* begin Provided entries *

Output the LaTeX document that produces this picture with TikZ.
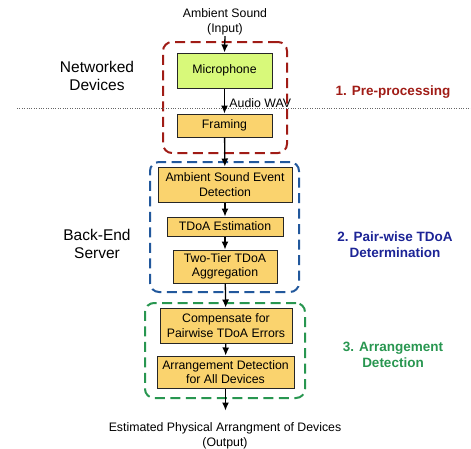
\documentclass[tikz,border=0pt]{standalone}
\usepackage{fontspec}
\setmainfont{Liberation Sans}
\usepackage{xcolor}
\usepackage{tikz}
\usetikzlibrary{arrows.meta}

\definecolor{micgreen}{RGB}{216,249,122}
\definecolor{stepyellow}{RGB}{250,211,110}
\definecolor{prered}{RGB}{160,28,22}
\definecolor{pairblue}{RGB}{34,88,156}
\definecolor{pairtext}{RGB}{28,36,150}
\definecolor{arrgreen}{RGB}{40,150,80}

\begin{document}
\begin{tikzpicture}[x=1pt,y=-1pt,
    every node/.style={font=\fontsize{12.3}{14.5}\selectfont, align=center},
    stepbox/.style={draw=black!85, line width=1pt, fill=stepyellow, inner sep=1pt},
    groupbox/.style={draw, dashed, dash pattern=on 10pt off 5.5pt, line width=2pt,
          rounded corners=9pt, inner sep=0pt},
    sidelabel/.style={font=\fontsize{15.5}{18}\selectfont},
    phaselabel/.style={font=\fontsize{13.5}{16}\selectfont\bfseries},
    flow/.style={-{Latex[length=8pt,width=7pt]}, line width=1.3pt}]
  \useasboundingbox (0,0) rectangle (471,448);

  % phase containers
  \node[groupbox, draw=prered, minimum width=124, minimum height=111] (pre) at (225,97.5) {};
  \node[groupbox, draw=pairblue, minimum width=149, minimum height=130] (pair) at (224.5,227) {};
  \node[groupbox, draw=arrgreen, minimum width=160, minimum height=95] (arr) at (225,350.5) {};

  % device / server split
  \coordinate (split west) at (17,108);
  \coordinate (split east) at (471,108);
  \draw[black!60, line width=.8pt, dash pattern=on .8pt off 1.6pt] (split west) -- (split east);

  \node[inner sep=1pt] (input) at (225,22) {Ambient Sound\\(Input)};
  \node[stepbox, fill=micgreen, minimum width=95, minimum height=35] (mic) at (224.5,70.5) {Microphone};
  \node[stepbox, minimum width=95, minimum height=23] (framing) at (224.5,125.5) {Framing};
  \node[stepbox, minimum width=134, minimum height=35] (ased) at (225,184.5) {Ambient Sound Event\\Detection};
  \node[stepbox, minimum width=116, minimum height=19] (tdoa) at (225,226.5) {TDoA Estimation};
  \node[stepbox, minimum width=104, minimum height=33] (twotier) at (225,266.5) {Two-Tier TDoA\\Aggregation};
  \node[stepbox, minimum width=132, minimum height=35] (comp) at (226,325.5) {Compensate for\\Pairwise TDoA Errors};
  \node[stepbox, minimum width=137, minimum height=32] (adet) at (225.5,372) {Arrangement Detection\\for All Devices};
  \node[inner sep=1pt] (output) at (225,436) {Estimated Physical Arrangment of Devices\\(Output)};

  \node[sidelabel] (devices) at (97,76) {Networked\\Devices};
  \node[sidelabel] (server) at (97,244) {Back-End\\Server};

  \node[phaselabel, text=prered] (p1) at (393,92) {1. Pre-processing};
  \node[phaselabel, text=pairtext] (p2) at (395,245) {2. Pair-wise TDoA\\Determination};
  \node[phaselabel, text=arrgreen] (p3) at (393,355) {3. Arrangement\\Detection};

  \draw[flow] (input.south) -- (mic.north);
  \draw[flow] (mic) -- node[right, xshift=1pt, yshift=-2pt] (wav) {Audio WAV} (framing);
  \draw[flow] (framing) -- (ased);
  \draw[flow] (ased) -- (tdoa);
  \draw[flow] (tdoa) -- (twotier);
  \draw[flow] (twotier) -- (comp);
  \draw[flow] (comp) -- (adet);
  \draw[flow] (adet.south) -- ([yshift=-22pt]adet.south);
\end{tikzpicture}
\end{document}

* end Provided entries *
* begin Provided entries *

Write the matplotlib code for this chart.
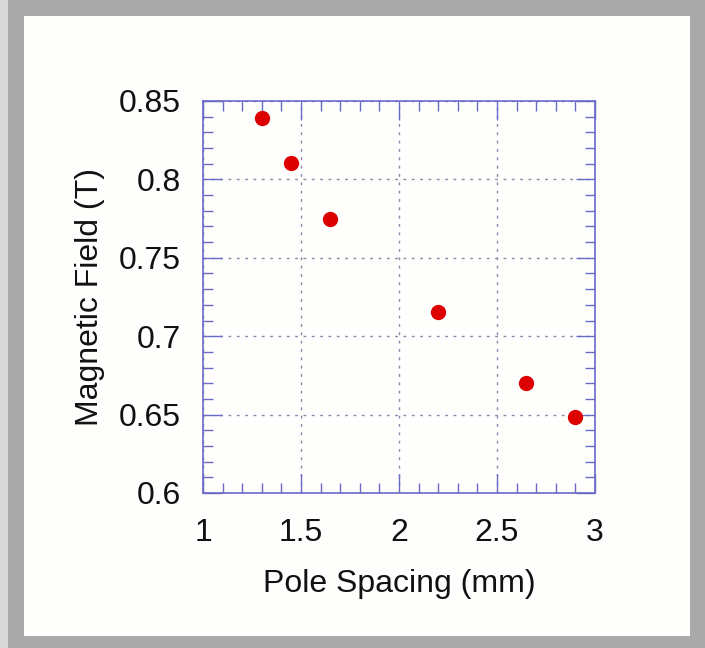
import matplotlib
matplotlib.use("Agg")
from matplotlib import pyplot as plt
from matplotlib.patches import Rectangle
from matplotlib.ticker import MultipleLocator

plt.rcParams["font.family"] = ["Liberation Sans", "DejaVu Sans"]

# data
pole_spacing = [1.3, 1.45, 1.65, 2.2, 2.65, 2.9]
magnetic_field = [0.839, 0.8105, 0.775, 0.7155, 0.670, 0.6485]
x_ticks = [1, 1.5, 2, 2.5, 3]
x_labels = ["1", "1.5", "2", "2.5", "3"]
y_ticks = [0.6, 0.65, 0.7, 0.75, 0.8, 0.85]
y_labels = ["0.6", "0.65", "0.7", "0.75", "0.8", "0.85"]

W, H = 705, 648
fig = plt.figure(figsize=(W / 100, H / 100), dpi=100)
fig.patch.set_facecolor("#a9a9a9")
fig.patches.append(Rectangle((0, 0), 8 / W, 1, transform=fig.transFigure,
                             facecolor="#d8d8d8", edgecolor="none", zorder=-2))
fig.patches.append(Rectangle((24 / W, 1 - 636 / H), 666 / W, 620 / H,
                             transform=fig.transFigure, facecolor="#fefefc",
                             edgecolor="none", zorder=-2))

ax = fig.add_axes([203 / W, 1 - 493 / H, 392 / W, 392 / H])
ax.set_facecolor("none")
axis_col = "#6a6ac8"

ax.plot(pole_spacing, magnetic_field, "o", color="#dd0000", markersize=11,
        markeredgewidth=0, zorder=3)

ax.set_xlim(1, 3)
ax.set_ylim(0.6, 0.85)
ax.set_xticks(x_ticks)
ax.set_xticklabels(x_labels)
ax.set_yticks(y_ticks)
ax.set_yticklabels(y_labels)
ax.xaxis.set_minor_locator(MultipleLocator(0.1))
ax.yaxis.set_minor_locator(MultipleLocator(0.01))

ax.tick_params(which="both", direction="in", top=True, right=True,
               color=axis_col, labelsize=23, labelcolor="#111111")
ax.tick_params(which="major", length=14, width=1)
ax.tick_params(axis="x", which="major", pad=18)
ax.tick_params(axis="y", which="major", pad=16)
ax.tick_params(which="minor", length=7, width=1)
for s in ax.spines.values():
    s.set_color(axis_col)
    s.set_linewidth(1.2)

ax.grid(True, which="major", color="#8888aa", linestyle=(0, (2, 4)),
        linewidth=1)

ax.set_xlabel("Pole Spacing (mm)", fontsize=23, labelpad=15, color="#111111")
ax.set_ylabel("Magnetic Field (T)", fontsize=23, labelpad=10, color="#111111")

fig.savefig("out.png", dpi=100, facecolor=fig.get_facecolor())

* end Provided entries *
* begin Provided entries *

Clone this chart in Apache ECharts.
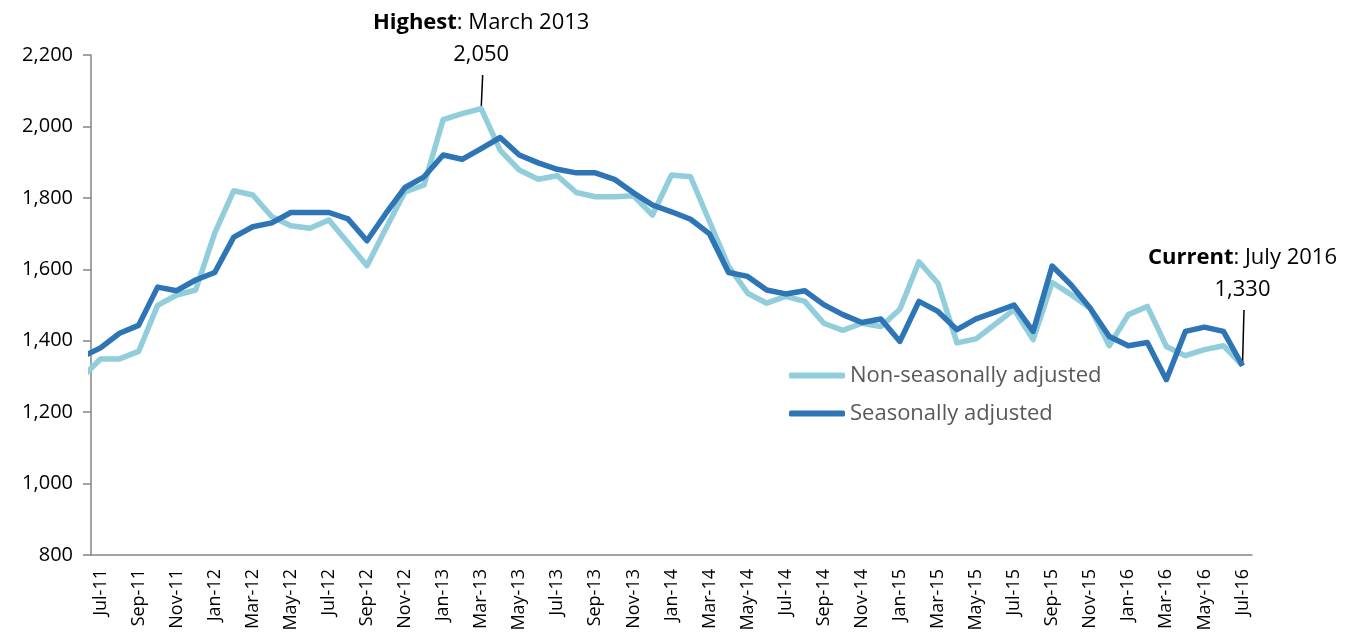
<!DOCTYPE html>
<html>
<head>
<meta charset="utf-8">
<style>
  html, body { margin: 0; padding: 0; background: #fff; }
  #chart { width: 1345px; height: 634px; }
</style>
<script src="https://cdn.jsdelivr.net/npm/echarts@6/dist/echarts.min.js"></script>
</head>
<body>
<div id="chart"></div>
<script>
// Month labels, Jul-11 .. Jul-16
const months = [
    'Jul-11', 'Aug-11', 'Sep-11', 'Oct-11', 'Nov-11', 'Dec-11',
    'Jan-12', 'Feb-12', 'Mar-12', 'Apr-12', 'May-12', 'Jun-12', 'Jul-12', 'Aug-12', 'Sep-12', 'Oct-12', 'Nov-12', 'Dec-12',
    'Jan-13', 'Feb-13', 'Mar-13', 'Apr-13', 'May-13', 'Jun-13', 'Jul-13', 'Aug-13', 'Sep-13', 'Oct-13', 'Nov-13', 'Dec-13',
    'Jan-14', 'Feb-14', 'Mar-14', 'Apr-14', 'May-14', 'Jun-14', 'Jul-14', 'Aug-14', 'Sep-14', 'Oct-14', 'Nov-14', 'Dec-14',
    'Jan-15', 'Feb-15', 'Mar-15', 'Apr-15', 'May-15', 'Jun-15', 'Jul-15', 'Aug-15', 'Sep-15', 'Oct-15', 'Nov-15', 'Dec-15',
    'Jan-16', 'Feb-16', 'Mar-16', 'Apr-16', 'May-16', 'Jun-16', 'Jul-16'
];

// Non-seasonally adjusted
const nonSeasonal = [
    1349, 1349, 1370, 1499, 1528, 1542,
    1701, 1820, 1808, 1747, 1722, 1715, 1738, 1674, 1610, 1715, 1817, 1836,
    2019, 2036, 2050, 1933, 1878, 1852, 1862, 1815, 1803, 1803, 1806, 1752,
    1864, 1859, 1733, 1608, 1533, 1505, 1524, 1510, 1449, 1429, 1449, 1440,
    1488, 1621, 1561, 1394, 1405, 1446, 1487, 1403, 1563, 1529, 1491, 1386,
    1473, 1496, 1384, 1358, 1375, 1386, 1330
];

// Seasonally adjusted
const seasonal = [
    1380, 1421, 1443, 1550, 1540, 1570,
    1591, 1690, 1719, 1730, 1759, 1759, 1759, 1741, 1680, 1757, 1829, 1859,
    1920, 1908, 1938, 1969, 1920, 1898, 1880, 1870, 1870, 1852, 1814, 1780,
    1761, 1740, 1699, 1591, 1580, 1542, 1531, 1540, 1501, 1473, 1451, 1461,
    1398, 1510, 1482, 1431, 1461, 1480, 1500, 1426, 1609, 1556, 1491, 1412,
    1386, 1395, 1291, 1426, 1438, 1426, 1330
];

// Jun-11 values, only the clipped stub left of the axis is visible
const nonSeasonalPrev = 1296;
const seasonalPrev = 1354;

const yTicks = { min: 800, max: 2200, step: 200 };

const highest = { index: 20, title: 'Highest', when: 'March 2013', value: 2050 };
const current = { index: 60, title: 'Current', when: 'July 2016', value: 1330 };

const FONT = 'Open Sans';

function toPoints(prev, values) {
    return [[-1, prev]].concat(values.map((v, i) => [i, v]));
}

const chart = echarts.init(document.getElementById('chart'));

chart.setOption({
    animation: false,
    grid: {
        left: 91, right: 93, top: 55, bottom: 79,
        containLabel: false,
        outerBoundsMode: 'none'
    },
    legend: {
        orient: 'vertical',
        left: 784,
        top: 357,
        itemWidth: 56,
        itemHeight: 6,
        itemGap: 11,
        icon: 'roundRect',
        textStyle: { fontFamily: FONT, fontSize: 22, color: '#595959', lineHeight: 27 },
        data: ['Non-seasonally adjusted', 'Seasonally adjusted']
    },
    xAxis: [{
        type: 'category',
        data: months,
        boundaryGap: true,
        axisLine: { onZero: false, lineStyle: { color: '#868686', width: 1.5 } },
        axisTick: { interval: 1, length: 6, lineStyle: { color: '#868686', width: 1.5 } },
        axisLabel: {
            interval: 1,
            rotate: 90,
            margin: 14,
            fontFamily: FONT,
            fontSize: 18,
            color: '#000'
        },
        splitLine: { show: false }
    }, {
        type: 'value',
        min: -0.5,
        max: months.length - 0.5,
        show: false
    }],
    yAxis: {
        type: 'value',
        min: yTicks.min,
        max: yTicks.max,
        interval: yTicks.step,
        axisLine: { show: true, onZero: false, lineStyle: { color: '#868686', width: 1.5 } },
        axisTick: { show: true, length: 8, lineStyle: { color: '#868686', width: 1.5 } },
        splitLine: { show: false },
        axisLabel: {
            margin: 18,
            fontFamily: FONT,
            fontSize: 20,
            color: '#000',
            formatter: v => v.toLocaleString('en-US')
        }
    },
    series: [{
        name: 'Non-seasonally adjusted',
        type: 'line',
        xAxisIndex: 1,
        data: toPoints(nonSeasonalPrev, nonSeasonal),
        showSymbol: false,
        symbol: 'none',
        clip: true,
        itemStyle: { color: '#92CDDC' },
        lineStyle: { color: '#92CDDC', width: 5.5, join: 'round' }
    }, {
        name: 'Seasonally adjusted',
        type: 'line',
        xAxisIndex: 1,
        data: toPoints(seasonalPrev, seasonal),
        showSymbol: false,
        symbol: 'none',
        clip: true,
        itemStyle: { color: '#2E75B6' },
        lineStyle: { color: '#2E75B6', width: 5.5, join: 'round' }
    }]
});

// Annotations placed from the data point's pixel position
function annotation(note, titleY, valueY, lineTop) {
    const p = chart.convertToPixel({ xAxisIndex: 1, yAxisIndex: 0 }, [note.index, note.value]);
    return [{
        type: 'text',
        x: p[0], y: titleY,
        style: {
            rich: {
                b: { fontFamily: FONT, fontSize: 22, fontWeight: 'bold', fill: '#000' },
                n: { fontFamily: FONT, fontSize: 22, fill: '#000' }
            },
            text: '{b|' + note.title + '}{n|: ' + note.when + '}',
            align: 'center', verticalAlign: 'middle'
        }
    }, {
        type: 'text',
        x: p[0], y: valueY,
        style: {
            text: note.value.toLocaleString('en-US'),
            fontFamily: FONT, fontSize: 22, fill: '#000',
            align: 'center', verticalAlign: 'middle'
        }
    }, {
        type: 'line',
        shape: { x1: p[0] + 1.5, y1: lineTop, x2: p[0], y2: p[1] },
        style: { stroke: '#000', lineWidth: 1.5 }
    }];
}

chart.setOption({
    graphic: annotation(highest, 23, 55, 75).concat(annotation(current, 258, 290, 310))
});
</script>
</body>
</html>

* end Provided entries *

Using the entries above, write out exactly the lines from the one with "Write the matplotlib code for this chart." through the one with "ax.yaxis.set_minor_locator(MultipleLocator(0.01))", ends included. Leave out any pictures.

Write the matplotlib code for this chart.
import matplotlib
matplotlib.use("Agg")
from matplotlib import pyplot as plt
from matplotlib.patches import Rectangle
from matplotlib.ticker import MultipleLocator

plt.rcParams["font.family"] = ["Liberation Sans", "DejaVu Sans"]

# data
pole_spacing = [1.3, 1.45, 1.65, 2.2, 2.65, 2.9]
magnetic_field = [0.839, 0.8105, 0.775, 0.7155, 0.670, 0.6485]
x_ticks = [1, 1.5, 2, 2.5, 3]
x_labels = ["1", "1.5", "2", "2.5", "3"]
y_ticks = [0.6, 0.65, 0.7, 0.75, 0.8, 0.85]
y_labels = ["0.6", "0.65", "0.7", "0.75", "0.8", "0.85"]

W, H = 705, 648
fig = plt.figure(figsize=(W / 100, H / 100), dpi=100)
fig.patch.set_facecolor("#a9a9a9")
fig.patches.append(Rectangle((0, 0), 8 / W, 1, transform=fig.transFigure,
                             facecolor="#d8d8d8", edgecolor="none", zorder=-2))
fig.patches.append(Rectangle((24 / W, 1 - 636 / H), 666 / W, 620 / H,
                             transform=fig.transFigure, facecolor="#fefefc",
                             edgecolor="none", zorder=-2))

ax = fig.add_axes([203 / W, 1 - 493 / H, 392 / W, 392 / H])
ax.set_facecolor("none")
axis_col = "#6a6ac8"

ax.plot(pole_spacing, magnetic_field, "o", color="#dd0000", markersize=11,
        markeredgewidth=0, zorder=3)

ax.set_xlim(1, 3)
ax.set_ylim(0.6, 0.85)
ax.set_xticks(x_ticks)
ax.set_xticklabels(x_labels)
ax.set_yticks(y_ticks)
ax.set_yticklabels(y_labels)
ax.xaxis.set_minor_locator(MultipleLocator(0.1))
ax.yaxis.set_minor_locator(MultipleLocator(0.01))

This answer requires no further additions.